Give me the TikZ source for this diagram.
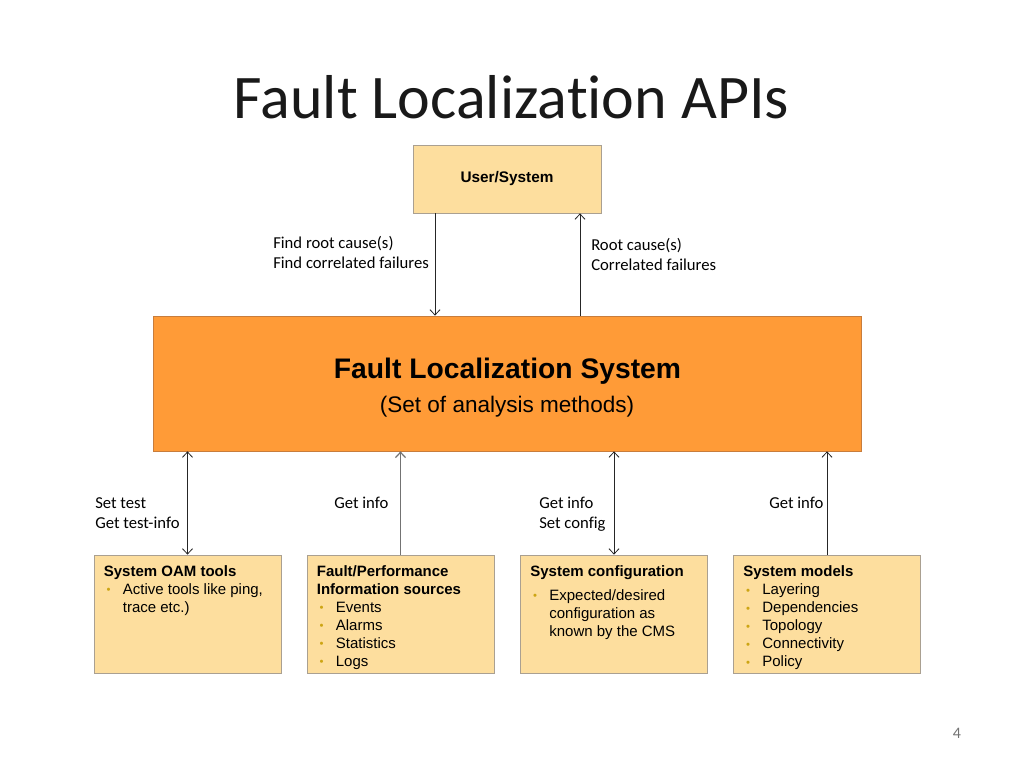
\documentclass[tikz,border=0pt]{standalone}
\usepackage{fontspec}
\setmainfont{Liberation Sans}
\newfontfamily\calibri[Ligatures=NoCommon]{Carlito}
\usetikzlibrary{arrows,arrows.meta}
\definecolor{boxfill}{RGB}{253,222,158}
\definecolor{boxline}{RGB}{170,160,145}
\definecolor{flsfill}{RGB}{255,155,55}
\definecolor{flsline}{RGB}{200,125,60}
\definecolor{bulletc}{RGB}{205,165,20}
\newcommand{\bitem}[1]{\hspace*{2pt}\makebox[12.25pt][l]{\raisebox{0.6pt}{\color{bulletc}\fontsize{8.5}{8.5}\selectfont\textbullet}}#1}
\newcommand{\bcont}[1]{\hspace*{14.25pt}#1}

\begin{document}
\begin{tikzpicture}[x=0.75pt,y=-0.75pt, >={Straight Barb[length=4pt,width=7.5pt]},
  lightbox/.style={draw=boxline, fill=boxfill, line width=0.6pt, inner sep=0pt,
    minimum width=140.25pt, minimum height=88.5pt},
  boxtext/.style={anchor=north west, inner sep=0pt, align=left,
    font=\fontsize{11.25}{13.5}\selectfont},
  apilabel/.style={anchor=base west, inner sep=0pt, align=left,
    font=\calibri\fontsize{12.5}{15}\selectfont},
  link/.style={line width=0.6pt, color=black!85}]

\useasboundingbox (0,0) rectangle (1024,768);

\node[font=\calibri\fontsize{46.5}{50}\selectfont, anchor=base, color=black!90] (title) at (511.5,118) {Fault Localization APIs};

% user and the analysis system
\node[draw=boxline, fill=boxfill, line width=0.6pt, minimum width=141pt, minimum height=51pt,
  font=\bfseries\fontsize{11.5}{13}\selectfont] (user) at (507,179) {User/System};
\node[draw=flsline, fill=flsfill, line width=0.6pt, minimum width=531pt, minimum height=101.25pt] (fls) at (507,383.5) {};
\node[font=\bfseries\fontsize{21.2}{24}\selectfont, anchor=base] (flsname) at (507.5,378) {Fault Localization System};
\node[font=\fontsize{16.9}{20}\selectfont, anchor=base] (flsnote) at (507,412) {(Set of analysis methods)};

\coordinate (askend) at ([xshift=-54pt]user.south);
\coordinate (answerend) at ([xshift=54.75pt]user.south);
\draw[link,->] (askend) -- (askend |- fls.north);
\draw[link,->] (answerend |- fls.north) -- (answerend);
% base of a two-line label is the base of its last line
\node[apilabel] (ask) at (273,268) {Find root cause(s)\\Find correlated failures};
\node[apilabel] (answer) at (591,270) {Root cause(s)\\Correlated failures};

% information sources
\node[lightbox] (oam) at (187.5,614) {};
\node[lightbox] (perf) at (400.5,614) {};
\node[lightbox] (conf) at (614,614) {};
\node[lightbox] (model) at (827,614.5) {};

\node[boxtext] (oamtext) at ([xshift=7.5pt,yshift=-8pt]oam.north west)
  {\textbf{System OAM tools}\\ \bitem{Active tools like ping,}\\ \bcont{trace etc.)}};
\node[boxtext] (perftext) at ([xshift=7.5pt,yshift=-8pt]perf.north west)
  {\textbf{Fault/Performance}\\ \textbf{Information sources}\\ \bitem{Events}\\ \bitem{Alarms}\\ \bitem{Statistics}\\ \bitem{Logs}};
\node[boxtext] (conftext) at ([xshift=7.5pt,yshift=-8pt]conf.north west)
  {\textbf{System configuration}\\[4.5pt] \bitem{Expected/desired}\\ \bcont{configuration as}\\ \bcont{known by the CMS}};
\node[boxtext] (modeltext) at ([xshift=7.5pt,yshift=-8pt]model.north west)
  {\textbf{System models}\\ \bitem{Layering}\\ \bitem{Dependencies}\\ \bitem{Topology}\\ \bitem{Connectivity}\\ \bitem{Policy}};

\draw[link,<->] (oam.north) -- (oam.north |- fls.south);
\draw[link,->, color=black!55, line width=0.9pt] (perf.north) -- (perf.north |- fls.south);
\draw[link,<->] (conf.north) -- (conf.north |- fls.south);
\draw[link,->] (model.north) -- (model.north |- fls.south);

\node[apilabel] (oamlabel) at (95,528) {Set test\\Get test-info};
\node[apilabel] (perflabel) at (334,508) {Get info};
\node[apilabel] (conflabel) at (539,528) {Get info\\Set config};
\node[apilabel] (modellabel) at (769,508) {Get info};

\node[font=\calibri\fontsize{12}{14}\selectfont, color=black!55] (pagenum) at (957,733) {4};
\end{tikzpicture}
\end{document}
————————
Problem:
Pictures excluded, quote all the data above exactly.

Solved exercise:
Give me the TikZ source for this diagram.
\documentclass[tikz,border=0pt]{standalone}
\usepackage{fontspec}
\setmainfont{Liberation Sans}
\newfontfamily\calibri[Ligatures=NoCommon]{Carlito}
\usetikzlibrary{arrows,arrows.meta}
\definecolor{boxfill}{RGB}{253,222,158}
\definecolor{boxline}{RGB}{170,160,145}
\definecolor{flsfill}{RGB}{255,155,55}
\definecolor{flsline}{RGB}{200,125,60}
\definecolor{bulletc}{RGB}{205,165,20}
\newcommand{\bitem}[1]{\hspace*{2pt}\makebox[12.25pt][l]{\raisebox{0.6pt}{\color{bulletc}\fontsize{8.5}{8.5}\selectfont\textbullet}}#1}
\newcommand{\bcont}[1]{\hspace*{14.25pt}#1}

\begin{document}
\begin{tikzpicture}[x=0.75pt,y=-0.75pt, >={Straight Barb[length=4pt,width=7.5pt]},
  lightbox/.style={draw=boxline, fill=boxfill, line width=0.6pt, inner sep=0pt,
    minimum width=140.25pt, minimum height=88.5pt},
  boxtext/.style={anchor=north west, inner sep=0pt, align=left,
    font=\fontsize{11.25}{13.5}\selectfont},
  apilabel/.style={anchor=base west, inner sep=0pt, align=left,
    font=\calibri\fontsize{12.5}{15}\selectfont},
  link/.style={line width=0.6pt, color=black!85}]

\useasboundingbox (0,0) rectangle (1024,768);

\node[font=\calibri\fontsize{46.5}{50}\selectfont, anchor=base, color=black!90] (title) at (511.5,118) {Fault Localization APIs};

% user and the analysis system
\node[draw=boxline, fill=boxfill, line width=0.6pt, minimum width=141pt, minimum height=51pt,
  font=\bfseries\fontsize{11.5}{13}\selectfont] (user) at (507,179) {User/System};
\node[draw=flsline, fill=flsfill, line width=0.6pt, minimum width=531pt, minimum height=101.25pt] (fls) at (507,383.5) {};
\node[font=\bfseries\fontsize{21.2}{24}\selectfont, anchor=base] (flsname) at (507.5,378) {Fault Localization System};
\node[font=\fontsize{16.9}{20}\selectfont, anchor=base] (flsnote) at (507,412) {(Set of analysis methods)};

\coordinate (askend) at ([xshift=-54pt]user.south);
\coordinate (answerend) at ([xshift=54.75pt]user.south);
\draw[link,->] (askend) -- (askend |- fls.north);
\draw[link,->] (answerend |- fls.north) -- (answerend);
% base of a two-line label is the base of its last line
\node[apilabel] (ask) at (273,268) {Find root cause(s)\\Find correlated failures};
\node[apilabel] (answer) at (591,270) {Root cause(s)\\Correlated failures};

% information sources
\node[lightbox] (oam) at (187.5,614) {};
\node[lightbox] (perf) at (400.5,614) {};
\node[lightbox] (conf) at (614,614) {};
\node[lightbox] (model) at (827,614.5) {};

\node[boxtext] (oamtext) at ([xshift=7.5pt,yshift=-8pt]oam.north west)
  {\textbf{System OAM tools}\\ \bitem{Active tools like ping,}\\ \bcont{trace etc.)}};
\node[boxtext] (perftext) at ([xshift=7.5pt,yshift=-8pt]perf.north west)
  {\textbf{Fault/Performance}\\ \textbf{Information sources}\\ \bitem{Events}\\ \bitem{Alarms}\\ \bitem{Statistics}\\ \bitem{Logs}};
\node[boxtext] (conftext) at ([xshift=7.5pt,yshift=-8pt]conf.north west)
  {\textbf{System configuration}\\[4.5pt] \bitem{Expected/desired}\\ \bcont{configuration as}\\ \bcont{known by the CMS}};
\node[boxtext] (modeltext) at ([xshift=7.5pt,yshift=-8pt]model.north west)
  {\textbf{System models}\\ \bitem{Layering}\\ \bitem{Dependencies}\\ \bitem{Topology}\\ \bitem{Connectivity}\\ \bitem{Policy}};

\draw[link,<->] (oam.north) -- (oam.north |- fls.south);
\draw[link,->, color=black!55, line width=0.9pt] (perf.north) -- (perf.north |- fls.south);
\draw[link,<->] (conf.north) -- (conf.north |- fls.south);
\draw[link,->] (model.north) -- (model.north |- fls.south);

\node[apilabel] (oamlabel) at (95,528) {Set test\\Get test-info};
\node[apilabel] (perflabel) at (334,508) {Get info};
\node[apilabel] (conflabel) at (539,528) {Get info\\Set config};
\node[apilabel] (modellabel) at (769,508) {Get info};

\node[font=\calibri\fontsize{12}{14}\selectfont, color=black!55] (pagenum) at (957,733) {4};
\end{tikzpicture}
\end{document}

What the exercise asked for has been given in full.